La toile incisée de Lucio Fontana (1899-1968) ouvre l’espace sur une autre dimension dès le début du parcours de l’exposition Icônes, qui s’articule autour d’œuvres provenant de la Pinault Collection pour inviter à une réflexion sur le thème de l’icône mais aussi du statut de l’image. Elle est visible jusqu’au 26 novembre 2023 à la Punta della Dogona à Venise. Cette prestigieuse collection d’œuvres d’art contemporain ne sert pas seulement à faire flamber sur le marché de l’art la cote des artistes dont le collectionneur milliardaire achète les œuvres d’art à vendre. Ni à miraculeusement renflouer les caisses des galeries d’art qui représentent ces artistes. Elle consiste aussi évidemment en une véritable mine d’or pour nourrir des expositions sur toutes sortes de thèmes, d’œuvres d’art vues et interprétées différemment à chaque fois.

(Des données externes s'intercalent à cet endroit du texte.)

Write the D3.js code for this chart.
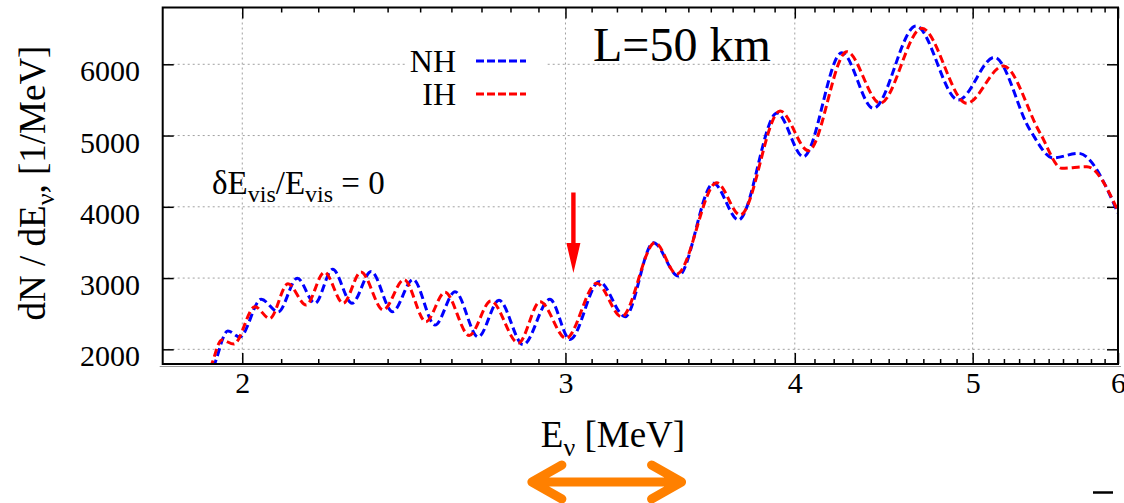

« Ce sujet singulier, justifié par le lien de Venise à l’Orient byzantin, est en effet l’occasion d’attirer l’attention sur des propositions rarement ou jamais montrées et constituant pour la plupart d’heureuses surprises », écrit Catherine Francblin dans son article pour Artpress, le magazine d’art contemporain du mois de juin. « Parmi les participants, un bon nombre (James Lee Byars, David Hammons, Danh Vo, Rudolf Stingel…) sont familiers de manifestations organisées à Paris ou à Venise auparavant mais, à la faveur de la question de l’icône, il n’a pas été difficile, semble-t-il, d’élargir le cercle des privilégiés tout en se conformant à une sorte d’état d’esprit maison que le bâtiment de Tadao Ando concourt à renforcer. »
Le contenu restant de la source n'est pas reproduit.